## Written request
Go through the data below. List every line that holds the word "this".

## Supplied records
▶

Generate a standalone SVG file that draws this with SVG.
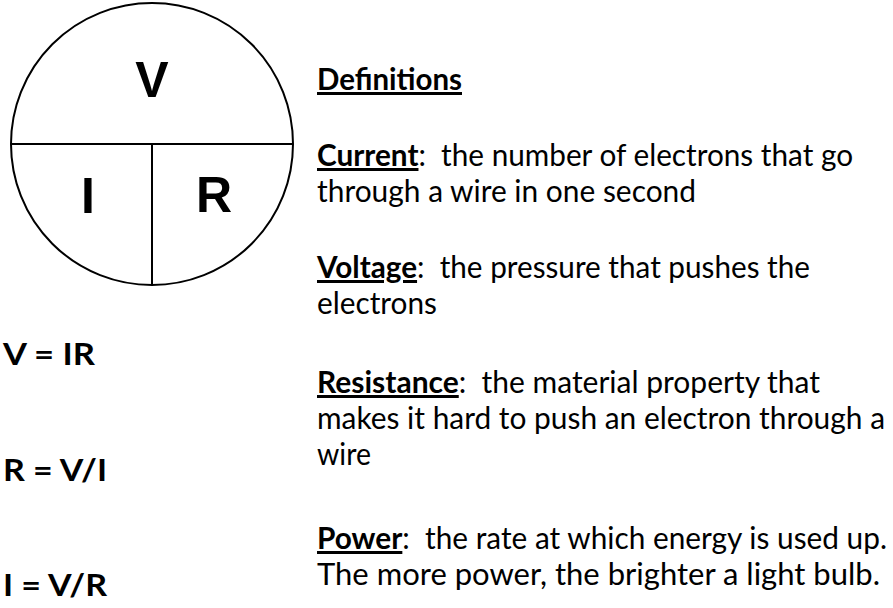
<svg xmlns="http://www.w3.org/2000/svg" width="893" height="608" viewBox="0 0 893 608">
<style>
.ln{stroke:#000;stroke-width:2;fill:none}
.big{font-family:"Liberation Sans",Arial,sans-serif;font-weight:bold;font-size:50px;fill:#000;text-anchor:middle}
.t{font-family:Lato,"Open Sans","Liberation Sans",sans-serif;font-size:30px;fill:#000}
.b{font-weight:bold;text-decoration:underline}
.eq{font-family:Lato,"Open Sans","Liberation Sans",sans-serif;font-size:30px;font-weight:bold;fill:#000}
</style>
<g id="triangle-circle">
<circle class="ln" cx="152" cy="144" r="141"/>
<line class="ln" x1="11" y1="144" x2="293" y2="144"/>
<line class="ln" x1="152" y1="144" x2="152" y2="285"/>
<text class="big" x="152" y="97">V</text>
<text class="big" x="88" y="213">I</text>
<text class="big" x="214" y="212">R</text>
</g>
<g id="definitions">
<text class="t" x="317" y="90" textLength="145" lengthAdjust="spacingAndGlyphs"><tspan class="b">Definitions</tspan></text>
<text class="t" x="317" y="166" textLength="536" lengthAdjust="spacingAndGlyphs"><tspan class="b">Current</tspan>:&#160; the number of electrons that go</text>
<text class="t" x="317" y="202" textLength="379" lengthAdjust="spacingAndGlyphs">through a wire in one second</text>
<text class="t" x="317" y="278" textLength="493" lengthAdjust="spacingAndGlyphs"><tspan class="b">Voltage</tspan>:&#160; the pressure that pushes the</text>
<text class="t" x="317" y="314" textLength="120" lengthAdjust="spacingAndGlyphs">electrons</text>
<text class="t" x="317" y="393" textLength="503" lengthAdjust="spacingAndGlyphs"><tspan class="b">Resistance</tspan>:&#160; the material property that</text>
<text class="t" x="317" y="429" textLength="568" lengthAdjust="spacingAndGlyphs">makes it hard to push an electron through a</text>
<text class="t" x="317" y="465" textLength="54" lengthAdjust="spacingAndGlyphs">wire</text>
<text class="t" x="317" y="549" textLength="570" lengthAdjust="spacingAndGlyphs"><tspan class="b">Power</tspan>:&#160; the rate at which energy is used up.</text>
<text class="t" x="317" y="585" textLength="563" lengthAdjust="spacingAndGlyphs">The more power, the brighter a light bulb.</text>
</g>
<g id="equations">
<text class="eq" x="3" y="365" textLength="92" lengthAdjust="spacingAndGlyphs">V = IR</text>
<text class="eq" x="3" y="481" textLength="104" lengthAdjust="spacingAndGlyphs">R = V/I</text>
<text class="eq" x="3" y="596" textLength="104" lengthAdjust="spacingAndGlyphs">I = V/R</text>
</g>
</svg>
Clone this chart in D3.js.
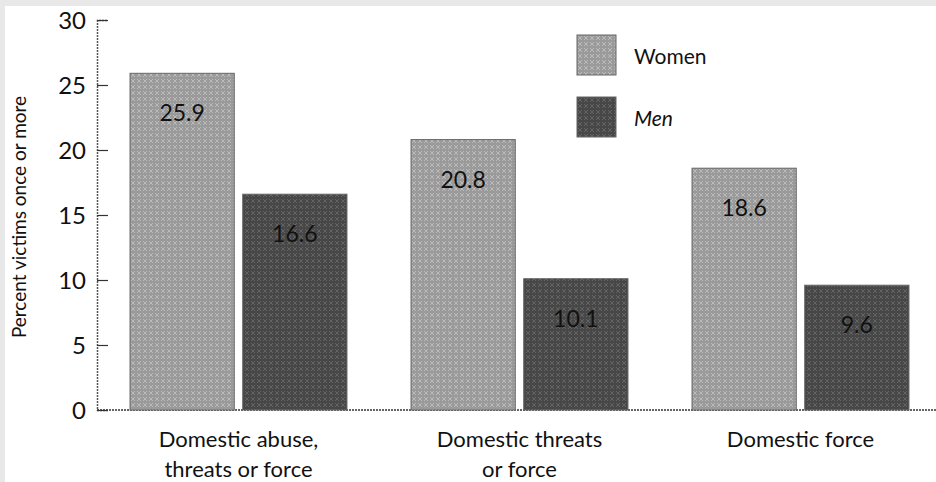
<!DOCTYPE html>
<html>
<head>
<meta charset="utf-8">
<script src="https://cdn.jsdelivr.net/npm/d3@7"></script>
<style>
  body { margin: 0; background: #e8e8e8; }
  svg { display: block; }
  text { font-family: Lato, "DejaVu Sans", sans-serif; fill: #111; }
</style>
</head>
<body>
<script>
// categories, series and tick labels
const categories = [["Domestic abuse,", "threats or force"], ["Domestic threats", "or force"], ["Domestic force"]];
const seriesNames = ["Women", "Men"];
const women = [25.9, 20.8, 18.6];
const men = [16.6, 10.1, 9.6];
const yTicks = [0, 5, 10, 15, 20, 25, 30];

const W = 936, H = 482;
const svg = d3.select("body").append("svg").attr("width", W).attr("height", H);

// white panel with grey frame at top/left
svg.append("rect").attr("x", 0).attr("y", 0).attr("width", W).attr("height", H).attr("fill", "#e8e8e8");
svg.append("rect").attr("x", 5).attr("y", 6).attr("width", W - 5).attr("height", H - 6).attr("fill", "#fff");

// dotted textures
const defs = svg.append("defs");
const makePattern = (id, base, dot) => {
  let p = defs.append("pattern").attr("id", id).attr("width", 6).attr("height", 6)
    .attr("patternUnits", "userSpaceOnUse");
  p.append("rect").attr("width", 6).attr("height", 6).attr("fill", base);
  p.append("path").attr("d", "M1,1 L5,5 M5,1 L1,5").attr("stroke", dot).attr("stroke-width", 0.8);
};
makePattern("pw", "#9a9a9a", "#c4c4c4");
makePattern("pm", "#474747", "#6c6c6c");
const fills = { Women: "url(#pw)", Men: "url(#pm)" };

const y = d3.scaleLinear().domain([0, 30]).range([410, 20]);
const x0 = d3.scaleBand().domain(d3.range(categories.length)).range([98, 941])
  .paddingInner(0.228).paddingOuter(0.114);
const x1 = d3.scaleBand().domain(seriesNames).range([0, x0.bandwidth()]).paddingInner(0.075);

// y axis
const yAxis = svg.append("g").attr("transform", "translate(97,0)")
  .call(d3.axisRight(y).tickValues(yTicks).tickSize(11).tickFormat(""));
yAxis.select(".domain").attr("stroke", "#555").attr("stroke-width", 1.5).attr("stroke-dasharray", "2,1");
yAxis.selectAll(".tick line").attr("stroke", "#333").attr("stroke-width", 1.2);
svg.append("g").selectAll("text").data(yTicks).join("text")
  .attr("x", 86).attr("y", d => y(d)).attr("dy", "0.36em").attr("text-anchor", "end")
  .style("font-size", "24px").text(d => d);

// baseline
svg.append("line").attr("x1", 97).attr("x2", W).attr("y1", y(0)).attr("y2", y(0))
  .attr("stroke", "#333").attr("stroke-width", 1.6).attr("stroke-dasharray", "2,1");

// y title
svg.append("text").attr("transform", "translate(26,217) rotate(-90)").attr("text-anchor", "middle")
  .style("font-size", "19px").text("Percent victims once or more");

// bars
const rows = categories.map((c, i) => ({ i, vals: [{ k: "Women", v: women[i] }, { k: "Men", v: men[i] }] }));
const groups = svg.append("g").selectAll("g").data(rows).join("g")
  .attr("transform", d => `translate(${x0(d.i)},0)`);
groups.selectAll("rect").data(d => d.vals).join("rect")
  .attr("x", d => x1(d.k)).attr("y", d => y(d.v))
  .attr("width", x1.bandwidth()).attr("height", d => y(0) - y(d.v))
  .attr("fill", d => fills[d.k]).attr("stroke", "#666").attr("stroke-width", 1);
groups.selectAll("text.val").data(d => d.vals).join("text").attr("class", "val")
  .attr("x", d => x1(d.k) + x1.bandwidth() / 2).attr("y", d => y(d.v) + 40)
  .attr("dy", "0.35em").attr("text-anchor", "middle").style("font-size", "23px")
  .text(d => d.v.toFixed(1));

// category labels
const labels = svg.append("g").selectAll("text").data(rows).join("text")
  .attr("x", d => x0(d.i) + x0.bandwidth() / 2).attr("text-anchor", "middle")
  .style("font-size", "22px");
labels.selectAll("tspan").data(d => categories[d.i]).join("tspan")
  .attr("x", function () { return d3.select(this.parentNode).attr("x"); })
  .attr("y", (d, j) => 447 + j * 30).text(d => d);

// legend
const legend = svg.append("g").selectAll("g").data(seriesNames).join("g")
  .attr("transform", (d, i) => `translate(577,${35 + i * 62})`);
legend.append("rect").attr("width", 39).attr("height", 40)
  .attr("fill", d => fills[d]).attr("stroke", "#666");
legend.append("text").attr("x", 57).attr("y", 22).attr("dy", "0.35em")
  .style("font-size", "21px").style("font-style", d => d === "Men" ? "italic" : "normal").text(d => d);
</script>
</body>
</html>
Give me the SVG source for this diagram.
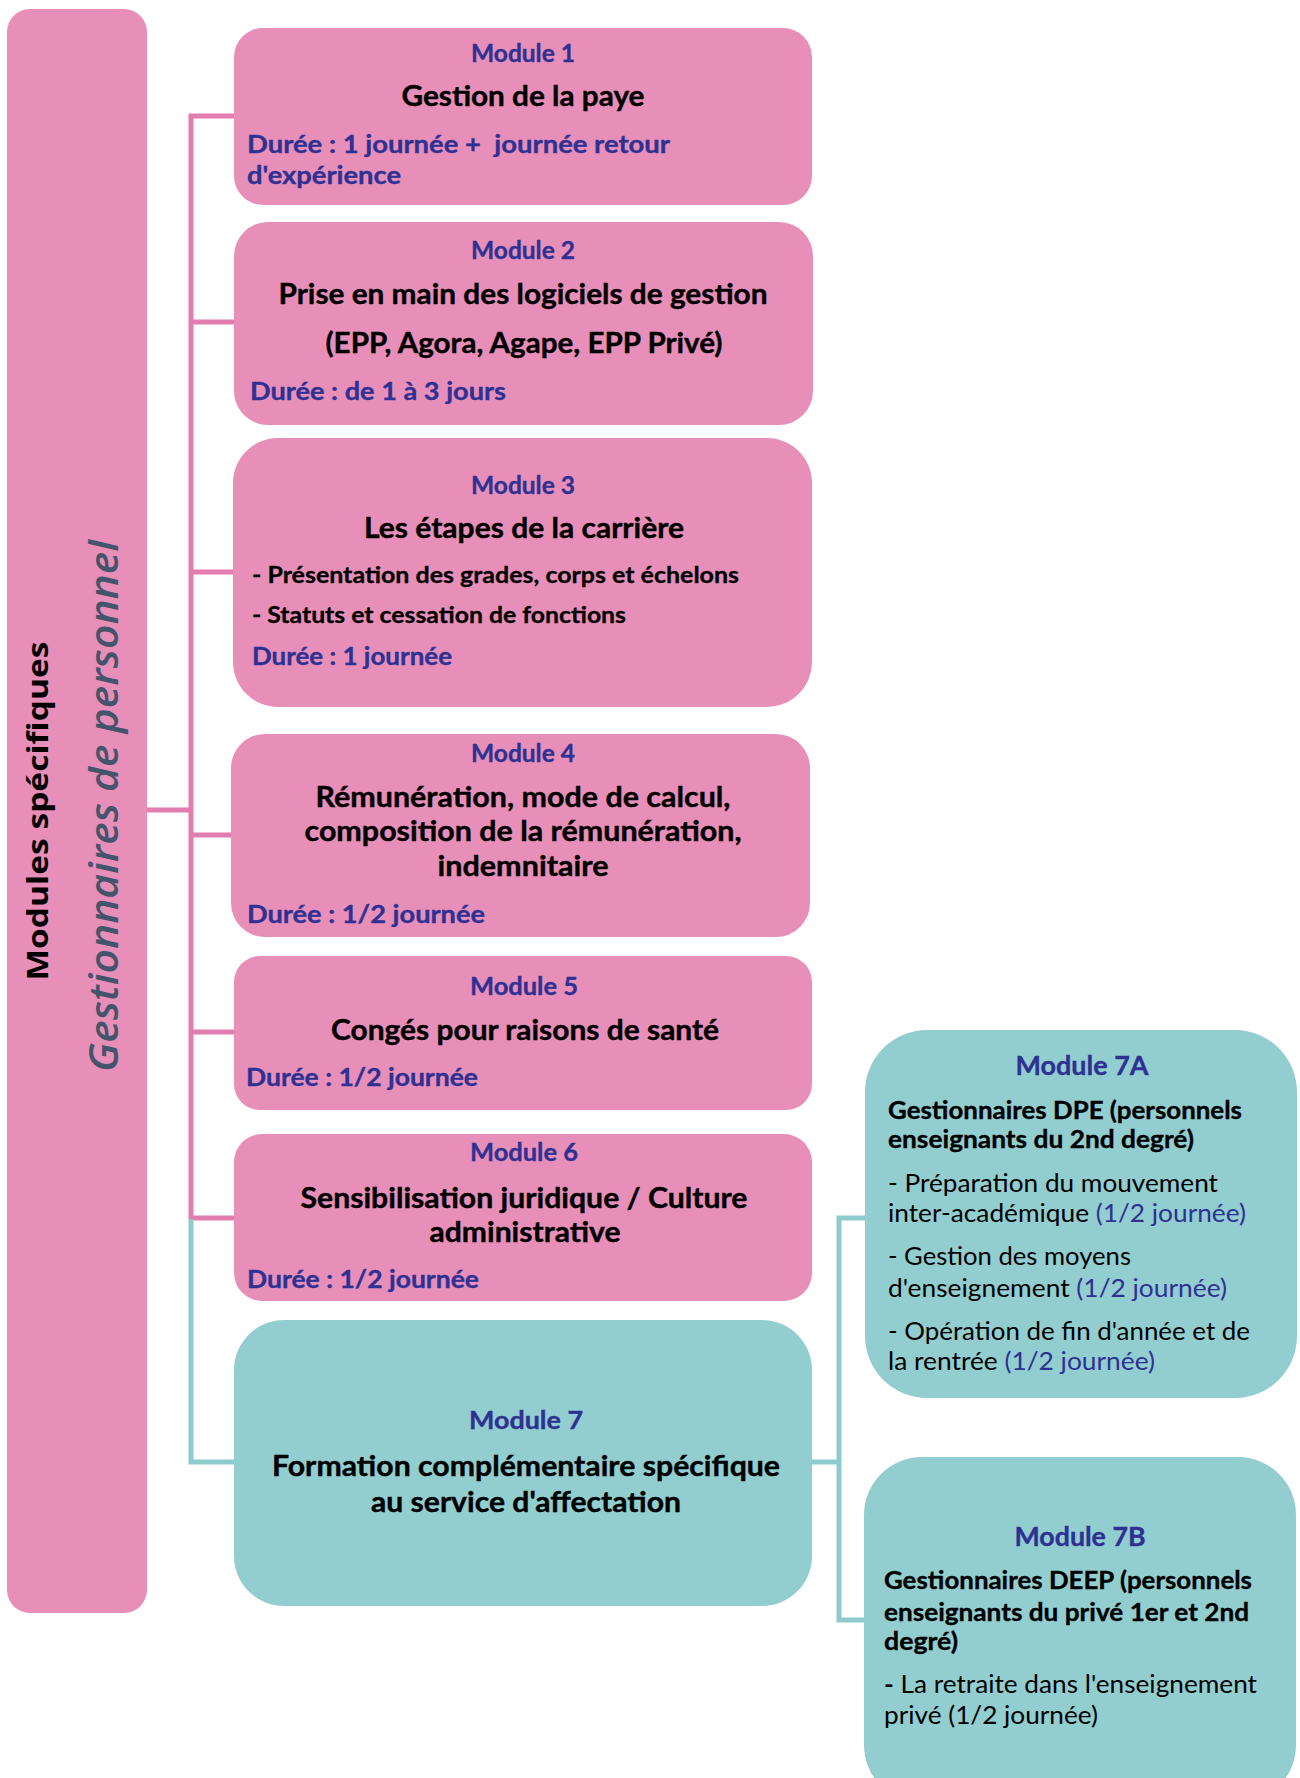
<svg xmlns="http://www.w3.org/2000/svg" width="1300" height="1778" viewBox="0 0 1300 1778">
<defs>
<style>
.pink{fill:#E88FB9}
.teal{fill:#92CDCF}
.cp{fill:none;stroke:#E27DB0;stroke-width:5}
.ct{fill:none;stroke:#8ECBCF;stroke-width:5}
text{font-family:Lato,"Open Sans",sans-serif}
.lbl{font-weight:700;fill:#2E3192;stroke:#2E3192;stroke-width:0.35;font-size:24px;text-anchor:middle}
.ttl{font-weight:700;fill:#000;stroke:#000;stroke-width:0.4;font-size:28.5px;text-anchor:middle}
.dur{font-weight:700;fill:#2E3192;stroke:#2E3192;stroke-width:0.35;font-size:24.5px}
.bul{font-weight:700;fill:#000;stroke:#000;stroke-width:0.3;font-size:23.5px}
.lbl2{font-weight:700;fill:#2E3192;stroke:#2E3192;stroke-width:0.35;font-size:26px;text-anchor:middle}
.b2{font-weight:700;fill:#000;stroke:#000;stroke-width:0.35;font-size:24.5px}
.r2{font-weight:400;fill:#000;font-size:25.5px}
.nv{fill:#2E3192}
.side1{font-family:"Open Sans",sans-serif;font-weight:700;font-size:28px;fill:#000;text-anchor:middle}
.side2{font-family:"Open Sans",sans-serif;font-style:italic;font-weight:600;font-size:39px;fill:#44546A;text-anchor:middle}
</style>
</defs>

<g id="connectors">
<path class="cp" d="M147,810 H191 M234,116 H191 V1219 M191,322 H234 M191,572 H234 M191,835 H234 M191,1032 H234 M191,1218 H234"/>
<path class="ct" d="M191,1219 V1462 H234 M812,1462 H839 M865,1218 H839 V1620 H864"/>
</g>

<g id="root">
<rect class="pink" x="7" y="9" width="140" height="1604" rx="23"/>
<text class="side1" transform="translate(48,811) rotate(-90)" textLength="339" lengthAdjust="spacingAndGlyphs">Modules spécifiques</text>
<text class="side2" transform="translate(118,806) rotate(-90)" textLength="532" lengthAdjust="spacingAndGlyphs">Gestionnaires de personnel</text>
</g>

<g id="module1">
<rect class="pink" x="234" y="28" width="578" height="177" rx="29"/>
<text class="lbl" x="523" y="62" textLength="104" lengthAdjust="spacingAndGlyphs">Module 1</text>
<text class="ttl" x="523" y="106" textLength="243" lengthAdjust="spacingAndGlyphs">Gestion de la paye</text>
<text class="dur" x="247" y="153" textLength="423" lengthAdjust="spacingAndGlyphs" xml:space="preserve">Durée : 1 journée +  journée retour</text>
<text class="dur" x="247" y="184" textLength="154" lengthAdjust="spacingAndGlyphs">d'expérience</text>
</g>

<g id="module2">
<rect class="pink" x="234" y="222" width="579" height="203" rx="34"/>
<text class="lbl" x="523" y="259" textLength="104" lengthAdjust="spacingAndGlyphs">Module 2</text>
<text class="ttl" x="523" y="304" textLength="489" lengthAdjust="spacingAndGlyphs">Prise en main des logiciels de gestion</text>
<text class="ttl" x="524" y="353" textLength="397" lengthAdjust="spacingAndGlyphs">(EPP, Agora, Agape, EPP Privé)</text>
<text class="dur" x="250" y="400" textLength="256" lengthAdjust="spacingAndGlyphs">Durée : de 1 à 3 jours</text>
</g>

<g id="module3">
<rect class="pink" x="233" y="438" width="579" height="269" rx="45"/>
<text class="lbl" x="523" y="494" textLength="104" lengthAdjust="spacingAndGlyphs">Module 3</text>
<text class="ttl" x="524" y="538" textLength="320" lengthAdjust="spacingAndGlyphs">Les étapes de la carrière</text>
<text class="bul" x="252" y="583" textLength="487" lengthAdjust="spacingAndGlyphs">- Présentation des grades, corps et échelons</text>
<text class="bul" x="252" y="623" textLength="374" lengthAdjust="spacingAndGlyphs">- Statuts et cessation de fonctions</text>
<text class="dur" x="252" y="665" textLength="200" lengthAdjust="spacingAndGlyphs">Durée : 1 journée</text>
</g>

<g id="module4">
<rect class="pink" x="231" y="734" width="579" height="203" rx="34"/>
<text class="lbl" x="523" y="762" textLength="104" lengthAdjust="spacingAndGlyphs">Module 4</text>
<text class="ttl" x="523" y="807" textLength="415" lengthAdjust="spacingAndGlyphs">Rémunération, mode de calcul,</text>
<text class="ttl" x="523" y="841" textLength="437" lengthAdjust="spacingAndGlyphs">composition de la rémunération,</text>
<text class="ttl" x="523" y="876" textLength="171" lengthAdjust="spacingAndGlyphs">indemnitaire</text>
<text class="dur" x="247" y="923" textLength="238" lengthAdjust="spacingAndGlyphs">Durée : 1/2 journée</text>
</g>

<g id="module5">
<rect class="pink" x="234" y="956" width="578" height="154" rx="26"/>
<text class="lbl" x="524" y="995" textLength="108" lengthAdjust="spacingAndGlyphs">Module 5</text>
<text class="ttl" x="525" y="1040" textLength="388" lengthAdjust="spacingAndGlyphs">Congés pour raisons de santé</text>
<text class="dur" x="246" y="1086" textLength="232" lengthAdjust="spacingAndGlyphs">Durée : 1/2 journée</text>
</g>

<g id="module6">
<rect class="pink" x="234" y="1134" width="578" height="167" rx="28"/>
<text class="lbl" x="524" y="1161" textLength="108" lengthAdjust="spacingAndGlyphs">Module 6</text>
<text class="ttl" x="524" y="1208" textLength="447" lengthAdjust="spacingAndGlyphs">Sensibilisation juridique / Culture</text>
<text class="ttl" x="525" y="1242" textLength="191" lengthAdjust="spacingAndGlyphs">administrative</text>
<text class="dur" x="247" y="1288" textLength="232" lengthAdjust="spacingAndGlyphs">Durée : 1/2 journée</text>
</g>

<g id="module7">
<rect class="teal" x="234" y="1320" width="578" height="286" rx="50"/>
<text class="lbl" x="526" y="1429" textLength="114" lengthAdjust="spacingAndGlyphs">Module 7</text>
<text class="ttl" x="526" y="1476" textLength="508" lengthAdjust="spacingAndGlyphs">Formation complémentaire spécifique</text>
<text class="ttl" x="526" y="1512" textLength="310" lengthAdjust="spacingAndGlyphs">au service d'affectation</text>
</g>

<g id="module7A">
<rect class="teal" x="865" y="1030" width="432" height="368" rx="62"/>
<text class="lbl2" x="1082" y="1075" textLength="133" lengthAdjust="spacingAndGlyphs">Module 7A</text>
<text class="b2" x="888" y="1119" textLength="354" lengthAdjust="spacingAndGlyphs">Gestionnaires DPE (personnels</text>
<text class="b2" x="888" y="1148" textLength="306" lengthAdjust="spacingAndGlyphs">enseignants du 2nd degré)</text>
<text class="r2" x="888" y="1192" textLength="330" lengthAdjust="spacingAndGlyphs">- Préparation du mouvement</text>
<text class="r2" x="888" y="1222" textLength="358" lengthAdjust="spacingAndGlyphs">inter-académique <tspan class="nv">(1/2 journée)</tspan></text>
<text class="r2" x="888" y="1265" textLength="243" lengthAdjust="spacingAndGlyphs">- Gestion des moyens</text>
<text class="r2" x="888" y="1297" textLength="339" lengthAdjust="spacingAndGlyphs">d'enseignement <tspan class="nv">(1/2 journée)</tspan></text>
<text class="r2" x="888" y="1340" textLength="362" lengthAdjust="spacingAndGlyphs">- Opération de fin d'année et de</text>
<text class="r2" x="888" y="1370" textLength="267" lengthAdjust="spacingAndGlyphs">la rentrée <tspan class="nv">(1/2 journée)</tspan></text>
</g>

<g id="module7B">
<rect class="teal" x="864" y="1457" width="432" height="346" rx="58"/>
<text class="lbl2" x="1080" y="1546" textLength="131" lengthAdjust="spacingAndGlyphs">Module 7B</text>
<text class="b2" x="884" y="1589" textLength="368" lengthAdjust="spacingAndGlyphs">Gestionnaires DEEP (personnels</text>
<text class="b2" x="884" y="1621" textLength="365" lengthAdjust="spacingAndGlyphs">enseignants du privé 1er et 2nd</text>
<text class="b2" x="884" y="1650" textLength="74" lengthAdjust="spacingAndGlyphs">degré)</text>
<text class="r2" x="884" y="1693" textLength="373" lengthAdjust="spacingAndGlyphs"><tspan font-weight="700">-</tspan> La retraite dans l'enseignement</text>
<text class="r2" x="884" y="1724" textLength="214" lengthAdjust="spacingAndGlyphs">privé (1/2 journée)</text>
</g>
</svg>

◀

## Task answer
Generate a standalone SVG file that draws this with SVG.
Clone this chart in D3.js.
  .attr("x", function () { return d3.select(this.parentNode).attr("x"); })
Give me the SVG source for this diagram.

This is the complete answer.